An Israeli tourist couple and two museum staff -- a French woman and a Belgian man -- died from gunshots to the face and neck after the man fired two rounds of automatic fire inside the museum on Saturday afternoon before escaping on foot.

The first such attack in more than 30 years in Belgium, it has revived fears of a return of anti-Semitism to Europe, with Israeli premier Benjamin Netanyahu lashing out at Europe's "hypocrisy" in its attitude to the Jewish state.

Speaking on arrival in Israel, Pope Francis said he was deeply saddened by the attack. "My thoughts go out to those who lost their lives in the attack in Brussels," he said.

The attack in the busy heart of Brussels, minutes away from a packed streetside jazz festival, came as the country headed into a crucial general election held alongside a vote for the European parliament.

"An election day is usually a celebration of democracy. Today it is clouded," said Belgium's Prime Minister Elio Di Rupo. "It is on everyone's mind."

"In Belgium we are not accustomed to such acts of barbarity."

In Paris, where authorities said two Jews were assaulted late Saturday outside a synagogue in a Paris suburb, the government too ordered tighter security for Jewish institutions across France.

Some 40,000 Jews live in Belgium, roughly half in Brussels and the remainder in the port city of Antwerp.

Flowers and candles were laid out in front of the museum on Sunday as mourners trickled by to pay respects. Several hundred people turned out in Paris and Brussels to pay homage to the dead.
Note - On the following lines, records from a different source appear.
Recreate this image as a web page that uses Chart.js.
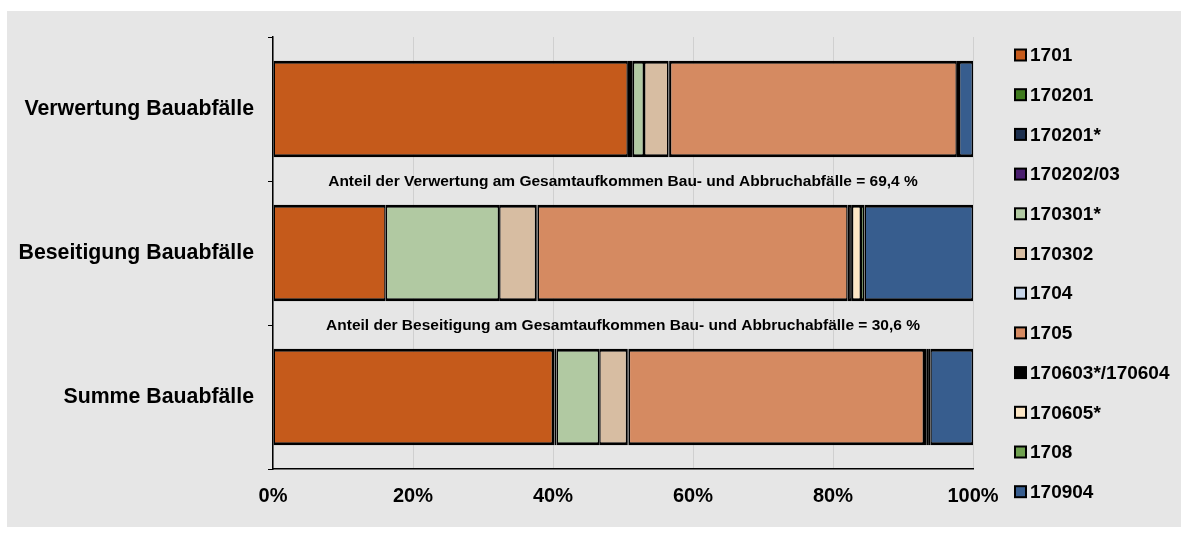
<!DOCTYPE html>
<html>
<head>
<meta charset="utf-8">
<script src="https://cdn.jsdelivr.net/npm/chart.js@4.4.1/dist/chart.umd.min.js"></script>
<style>
  html, body { margin: 0; padding: 0; background: #ffffff; }
  #wrap { width: 1189px; height: 534px; }
</style>
</head>
<body>
<div id="wrap"><canvas id="c" width="1189" height="534"></canvas></div>
<script>
// ---- Data ----
const categories = ['Verwertung Bauabfälle', 'Beseitigung Bauabfälle', 'Summe Bauabfälle'];
const seriesNames = ['1701', '170201', '170201*', '170202/03', '170301*', '170302', '1704', '1705', '170603*/170604', '170605*', '1708', '170904'];
const s1701      = [50.7, 16.1, 40.0];
const s170201    = [0.3, 0.0, 0.2];
const s170201s   = [0.4, 0.0, 0.3];
const s170202_03 = [0.0, 0.0, 0.0];
const s170301s   = [1.6, 16.2, 6.1];
const s170302    = [3.5, 5.3, 4.0];
const s1704      = [0.2, 0.2, 0.2];
const s1705      = [41.0, 44.3, 42.2];
const s170603    = [0.3, 0.6, 0.4];
const s170605s   = [0.0, 1.3, 0.3];
const s1708      = [0.0, 0.5, 0.2];
const s170904    = [2.0, 15.5, 6.1];
const seriesValues = [s1701, s170201, s170201s, s170202_03, s170301s, s170302, s1704, s1705, s170603, s170605s, s1708, s170904];
const seriesColors = ['#C55A1B', '#3F7A1E', '#1C2F4E', '#4A1E6E', '#B1C9A2', '#D7BDA2', '#C8D6E9', '#D58A61', '#000000', '#FCE6C5', '#6FA04F', '#375D8E'];
const xTickLabels = ['0%', '20%', '40%', '60%', '80%', '100%'];
const annotations = [
  'Anteil der Verwertung am Gesamtaufkommen Bau- und Abbruchabfälle = 69,4 %',
  'Anteil der Beseitigung am Gesamtaufkommen Bau- und Abbruchabfälle = 30,6 %'
];

const FONT = "'Liberation Sans', Arial, sans-serif";

const bgPlugin = {
  id: 'bg',
  beforeDraw(chart) {
    const ctx = chart.ctx;
    ctx.save();
    ctx.fillStyle = '#ffffff';
    ctx.fillRect(0, 0, chart.width, chart.height);
    ctx.fillStyle = '#E6E6E6';
    ctx.fillRect(7, 11, 1174, 516);
    ctx.restore();
  }
};

const annoPlugin = {
  id: 'anno',
  afterDatasetsDraw(chart) {
    const ctx = chart.ctx;
    const y = chart.scales.y;
    const a = chart.chartArea;
    ctx.save();
    ctx.fillStyle = '#000';
    ctx.font = 'bold 15.5px ' + FONT;
    ctx.textAlign = 'center';
    ctx.textBaseline = 'middle';
    annotations.forEach((t, i) => {
      const py = (y.getPixelForValue(i) + y.getPixelForValue(i + 1)) / 2 + 1;
      ctx.fillText(t, (a.left + a.right) / 2, py);
    });
    ctx.restore();
  }
};

const legendPlugin = {
  id: 'customLegend',
  afterDraw(chart) {
    const ctx = chart.ctx;
    ctx.save();
    ctx.font = 'bold 19px ' + FONT;
    ctx.textBaseline = 'middle';
    ctx.textAlign = 'left';
    chart.data.datasets.forEach((ds, i) => {
      const cy = 55 + i * 39.7;
      ctx.fillStyle = ds.backgroundColor;
      ctx.fillRect(1015, cy - 5.5, 11, 11);
      ctx.strokeStyle = '#000';
      ctx.lineWidth = 2;
      ctx.strokeRect(1015, cy - 5.5, 11, 11);
      ctx.fillStyle = '#000';
      ctx.fillText(ds.label, 1030, cy + 1);
    });
    ctx.restore();
  }
};

const datasets = seriesNames.map((name, i) => ({
  label: name,
  data: seriesValues[i],
  backgroundColor: seriesColors[i],
  borderColor: '#000000',
  borderWidth: { top: 3, bottom: 3, left: 1.5, right: 1.5 },
  borderSkipped: false,
  barPercentage: 0.67,
  categoryPercentage: 1.0
}));

new Chart(document.getElementById('c'), {
  type: 'bar',
  data: { labels: categories, datasets },
  options: {
    indexAxis: 'y',
    responsive: false,
    devicePixelRatio: 1,
    animation: false,
    layout: { padding: { top: 37, right: 216, bottom: 0, left: 0 } },
    plugins: { legend: { display: false }, tooltip: { enabled: false } },
    scales: {
      x: {
        stacked: true,
        min: 0, max: 100,
        ticks: {
          stepSize: 20,
          color: '#000',
          font: { family: FONT, size: 20, weight: 'bold' },
          padding: 15,
          maxRotation: 0,
          callback: (v) => xTickLabels[Math.round(v / 20)]
        },
        grid: { color: 'rgba(110,110,110,0.18)', drawTicks: false, lineWidth: 1 },
        border: { color: '#000', width: 1.5, dash: [] },
        afterFit(s) { s.height = 65; }
      },
      y: {
        stacked: true,
        ticks: {
          color: '#000',
          font: { family: FONT, size: 21.3, weight: 'bold' },
          padding: 14
        },
        grid: { drawOnChartArea: false, tickLength: 5, color: '#000', lineWidth: 1 },
        border: { color: '#000', width: 1.5 },
        afterFit(s) { s.width = 273; }
      }
    }
  },
  plugins: [bgPlugin, annoPlugin, legendPlugin]
});
</script>
</body>
</html>
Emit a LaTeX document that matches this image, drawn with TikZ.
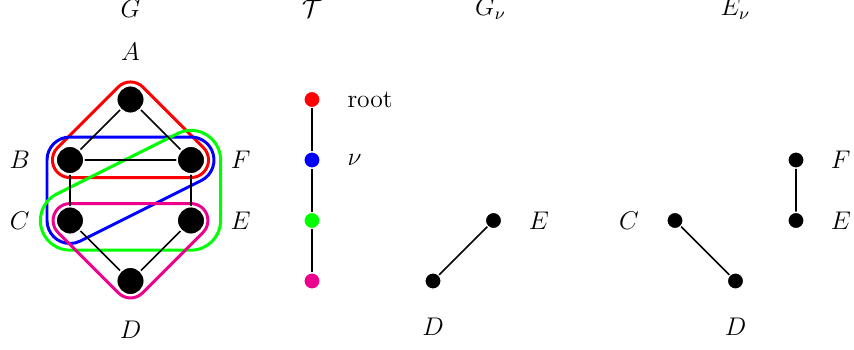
\documentclass[tikz,border=0pt]{standalone}
\usetikzlibrary{calc}
\definecolor{hred}{RGB}{255,0,0}
\definecolor{hblue}{RGB}{0,0,255}
\definecolor{hgreen}{RGB}{0,255,0}
\definecolor{hmag}{RGB}{236,0,140}
\begin{document}
\begin{tikzpicture}[x=1cm,y=1cm,
  big/.style={circle,fill=black,draw=white,line width=0.8pt,minimum size=0.46cm,inner sep=0pt},
  small/.style={circle,fill=#1,draw=white,line width=0.6pt,minimum size=0.27cm,inner sep=0pt},
  small/.default=black,
  lbl/.style={font=\large,inner sep=0pt},
  edge/.style={line width=0.8pt},
  hyper/.style={line width=1.4pt,draw=#1,line join=round}]
\useasboundingbox (-1.157,-3.14) rectangle (12.959,2.645);
% titles
\node[lbl] (tG) at (1,2.5) {$G$};
\node[lbl] (tT) at (4,2.5) {$\mathcal{T}$};
\node[lbl] (tGn) at (6.95,2.5) {$G_\nu$};
\node[lbl] (tEn) at (11,2.5) {$E_\nu$};
% left graph coordinates
\coordinate (A) at (1,1);
\coordinate (B) at (0,0);
\coordinate (F) at (2,0);
\coordinate (C) at (0,-1);
\coordinate (E) at (2,-1);
\coordinate (D) at (1,-2);
% hyperedges
\def\r{0.29}
\draw[hyper=hred] ($(A)+(135:\r)$) -- ($(B)+(135:\r)$) arc[start angle=135,end angle=270,radius=\r]
  -- ($(F)+(270:\r)$) arc[start angle=270,end angle=405,radius=\r]
  -- ($(A)+(45:\r)$) arc[start angle=45,end angle=135,radius=\r] -- cycle;
\def\r{0.38}
\draw[hyper=hblue] ($(B)+(180:\r)$) -- ($(C)+(180:\r)$) arc[start angle=180,end angle=296.565,radius=\r]
  -- ($(F)+(296.565:\r)$) arc[start angle=296.565,end angle=450,radius=\r]
  -- ($(B)+(90:\r)$) arc[start angle=90,end angle=180,radius=\r] -- cycle;
\def\r{0.49}
\draw[hyper=hgreen] ($(C)+(270:\r)$) -- ($(E)+(270:\r)$) arc[start angle=270,end angle=360,radius=\r]
  -- ($(F)+(0:\r)$) arc[start angle=0,end angle=116.565,radius=\r]
  -- ($(C)+(116.565:\r)$) arc[start angle=116.565,end angle=270,radius=\r] -- cycle;
\def\r{0.28}
\draw[hyper=hmag] ($(C)+(225:\r)$) -- ($(D)+(225:\r)$) arc[start angle=225,end angle=315,radius=\r]
  -- ($(E)+(315:\r)$) arc[start angle=315,end angle=450,radius=\r]
  -- ($(C)+(90:\r)$) arc[start angle=90,end angle=225,radius=\r] -- cycle;
% edges
\draw[edge] (A) -- (B) (A) -- (F) (B) -- (F) (B) -- (C) (F) -- (E) (C) -- (D) (E) -- (D);
% left graph nodes
\node[big] (nA) at (A) {};
\node[big] (nB) at (B) {};
\node[big] (nF) at (F) {};
\node[big] (nC) at (C) {};
\node[big] (nE) at (E) {};
\node[big] (nD) at (D) {};
\node[lbl] (lA) at (1,1.79) {$A$};
\node[lbl] (lB) at (-0.83,0) {$B$};
\node[lbl] (lF) at (2.82,0) {$F$};
\node[lbl] (lC) at (-0.83,-1) {$C$};
\node[lbl] (lE) at (2.82,-1) {$E$};
\node[lbl] (lD) at (1,-2.8) {$D$};
% tree
\node[small=hred] (t1) at (4,1) {};
\node[small=hblue] (t2) at (4,0) {};
\node[small=hgreen] (t3) at (4,-1) {};
\node[small=hmag] (t4) at (4,-2) {};
\draw[edge] (t1) -- (t2) (t2) -- (t3) (t3) -- (t4);
\node[lbl,anchor=west] (lroot) at (4.58,1) {root};
\node[lbl,anchor=west] (lnu) at (4.58,0) {$\nu$};
% G_nu
\node[small] (gE) at (7,-1) {};
\node[small] (gD) at (6,-2) {};
\draw[edge] (gD) -- (gE);
\node[lbl] (lgE) at (7.75,-1) {$E$};
\node[lbl] (lgD) at (6,-2.76) {$D$};
% E_nu
\node[small] (eC) at (10,-1) {};
\node[small] (eD) at (11,-2) {};
\node[small] (eF) at (12,0) {};
\node[small] (eE) at (12,-1) {};
\draw[edge] (eC) -- (eD) (eF) -- (eE);
\node[lbl] (leC) at (9.24,-1) {$C$};
\node[lbl] (leD) at (11,-2.76) {$D$};
\node[lbl] (leF) at (12.74,0) {$F$};
\node[lbl] (leE) at (12.74,-1) {$E$};
\end{tikzpicture}
\end{document}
"It would be terribly dangerous to see a new surge of anti-Semitism, be it from the far right or from Muslim extremists," said 66-year-old Colette Gradom who trembled with emotion as she laid a bunch of flowers at the scene.

"We feel that these actions are the outcome of a long period of hate speech against the Jews," said Rabbi Avi Tawil, who heads the European Jewish Community Centre.

The head of the European Jewish Congress, Moshe Kantor, who met premier Di Rupo on Sunday, stressed that the attack took place two years after the killing of four Jews, including three children, in the French city of Toulouse.

There was no security at the museum leading up to the attack and Jewish community leaders said there had been no threats.

The Jewish Museum of Belgium is in the heart of the Sablon district which is home to top antique dealers. The area is a popular weekend haunt for shoppers and tourists.

In 1982 a gunman opened fire at the entrance of the synagogue in Brussels, wounding four people, two seriously.